My first BAM workshop “Making Your Own Rules” was the perfect entrée back to the playground. Upon arrival, fifteen chairs were already placed in a circle. No one was dressed in leotards, nor swinging their legs on a ballet bar. It was somehow comforting to me that my return to play technique would be gentle.
For the first half of the two-hour session, composer/musician Heidi Rodewald, lyricist Donna DiNovelli, and director Kevin Newbury led a generous and open discussion of the processes behind their pop oratorio The Good Swimmer. The artists offered insights and personal disclosures that were satisfyingly real and thorough. We were, after all, in the company of fellow artists who had shared similar roads. In essence, how did we get here? Participants included directors, singers, writers, documentary filmmakers, and a puppeteer. All were, like me, on the threshold of a forthcoming project.
The second section invited participants to offer found, non-literary text that we believed could be unique and serve as a stimulus for performance work. Once again, I was struck by the openness and generosity of all the participants in the play circle. In many of these discussions, the flow of ideas had a way of positioning my own work. I refreshed the button not only on my project at hand, but solidified ideas and recalibrated others. The experience was a success because the leaders provided a thoroughfare. We were just kids in the playground who did not know each other and this anonymity was quietly liberating.

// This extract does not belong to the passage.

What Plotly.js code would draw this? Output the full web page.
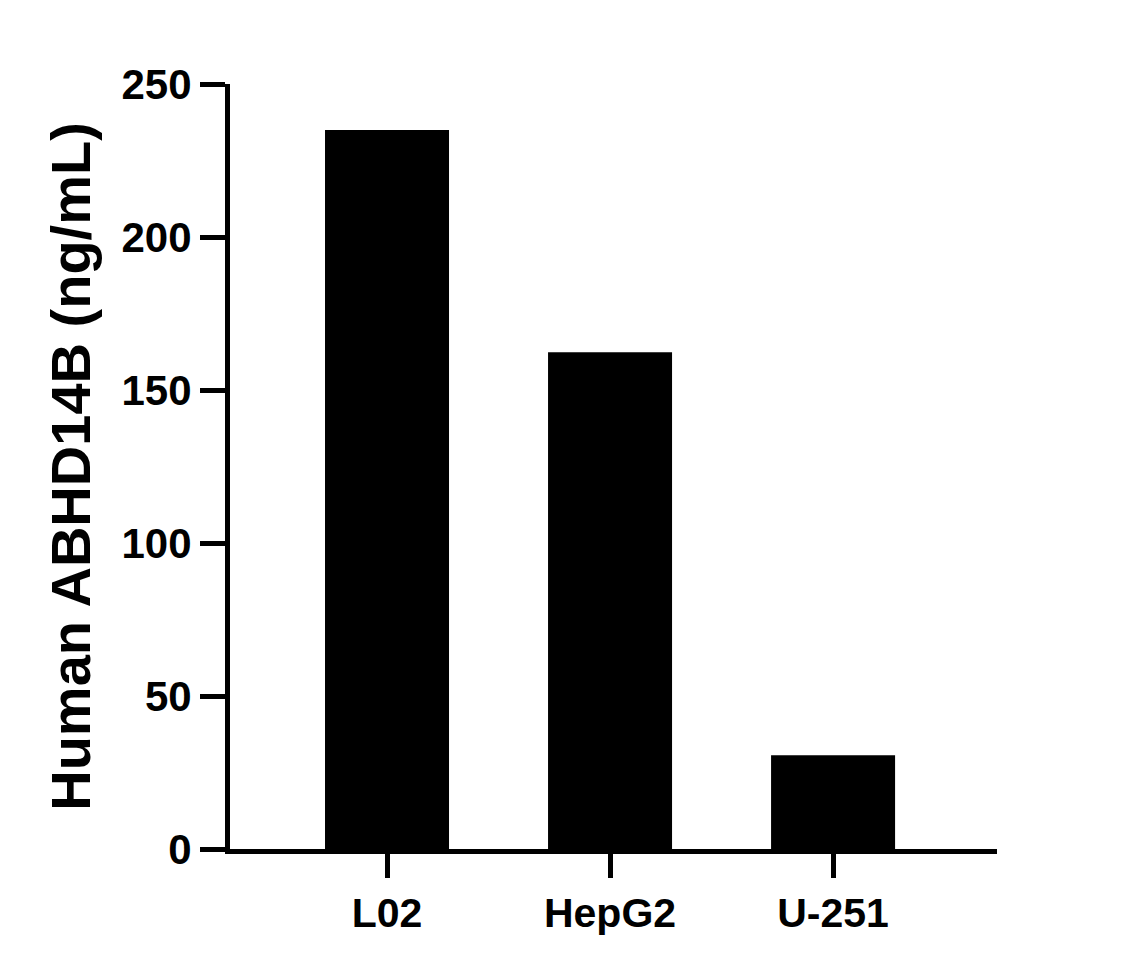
<!DOCTYPE html>
<html>
<head>
<meta charset="utf-8">
<script src="https://cdn.plot.ly/plotly-3.0.1.min.js"></script>
<style>
  html, body { margin: 0; padding: 0; background: #fff; }
  #plotDiv { width: 1132px; height: 967px; }
</style>
</head>
<body>
<div id="plotDiv"></div>
<script>
/* ---- data ---- */
const cellLines = ['L02', 'HepG2', 'U-251'];
const abhd14b = [235, 162.3, 30.6];
const yTicks = [0, 50, 100, 150, 200, 250];

const FONT = 'Liberation Sans, Arial, Helvetica, sans-serif';

const data = [{
    type: 'bar',
    x: cellLines,
    y: abhd14b,
    width: 0.556,
    marker: { color: '#000', line: { width: 0 } },
    hoverinfo: 'skip',
}];

const layout = {
    width: 1132,
    height: 967,
    margin: { l: 230, r: 135, t: 84, b: 118 },
    paper_bgcolor: '#fff',
    plot_bgcolor: '#fff',
    showlegend: false,
    font: { family: FONT, color: '#000', weight: 'bold' },
    xaxis: {
        type: 'category',
        range: [-0.704, 2.735],
        showline: true,
        linecolor: '#000',
        linewidth: 5,
        showgrid: false,
        zeroline: false,
        ticks: 'outside',
        ticklen: 24,
        tickwidth: 5,
        tickcolor: '#000',
        tickfont: { family: FONT, size: 41, color: '#000', weight: 'bold' },
        fixedrange: true,
    },
    yaxis: {
        range: [0, 250],
        tickvals: yTicks,
        ticktext: yTicks.map(String),
        showline: true,
        linecolor: '#000',
        linewidth: 5,
        showgrid: false,
        zeroline: false,
        ticks: 'outside',
        ticklen: 25,
        tickwidth: 5,
        tickcolor: '#000',
        tickfont: { family: FONT, size: 42, color: '#000', weight: 'bold' },
        title: {
            text: 'Human ABHD14B (ng/mL)',
            font: { family: FONT, size: 56, color: '#000', weight: 'bold' },
            standoff: 14,
        },
        fixedrange: true,
    },
};

Plotly.newPlot('plotDiv', data, layout, { displayModeBar: false, staticPlot: true });
</script>
</body>
</html>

On the very same day, and with a lunch break to engage in stimulating conversations with new colleagues from diverse disciplines, I entered into the dance space for the “Sight, Sound, and Picture.” This was leotard time. As I entered the studio, music was playing. There was no safety of chairs. We were left to stand in our stocking feet. Some participants jived to the music. Others wrapped their arms around their torso trying to warm their limbs. Some simply stood still. As per the morning session, this workshop reflected on a concurrent show of the Next Wave Festival. In this case it was The White Album, a multilayered theatrical realization of Joan Didion’s seminal essay. Lars Jan, the work’s director, led the workshop. His voice is mellifluous, harmonious even, and intones a kindness. The age and experience of the participants was varied, so Jan’s skills as natural communicator were welcomed. For two hours we played games, but in essence we were quietly instructed on layering techniques. It was highly directed and structured. We played games, and we opened ourselves to curiosity through skill-based play.
The midcareer artist is always faced with forks in the road. Being stuck is part of the creative process, which must be embraced. Without conflict there is no resolution. Resolution usually brings a higher response. The trick is to capitalize and understand through flexibility and openness on how we can move forward and what playground works for us. We must heed these warnings in our various pursuits of not only creating and interpreting the music of our time, but how we collaborate. Researchers, psychologists, educators and philosophers are all in agreement on the need to consider various methods to awaken our creativity and our patterns of discovery. Boulez used to say, “The moment you lose your curiosity, you might just as well keel over.” There is no one path, but a path must be taken.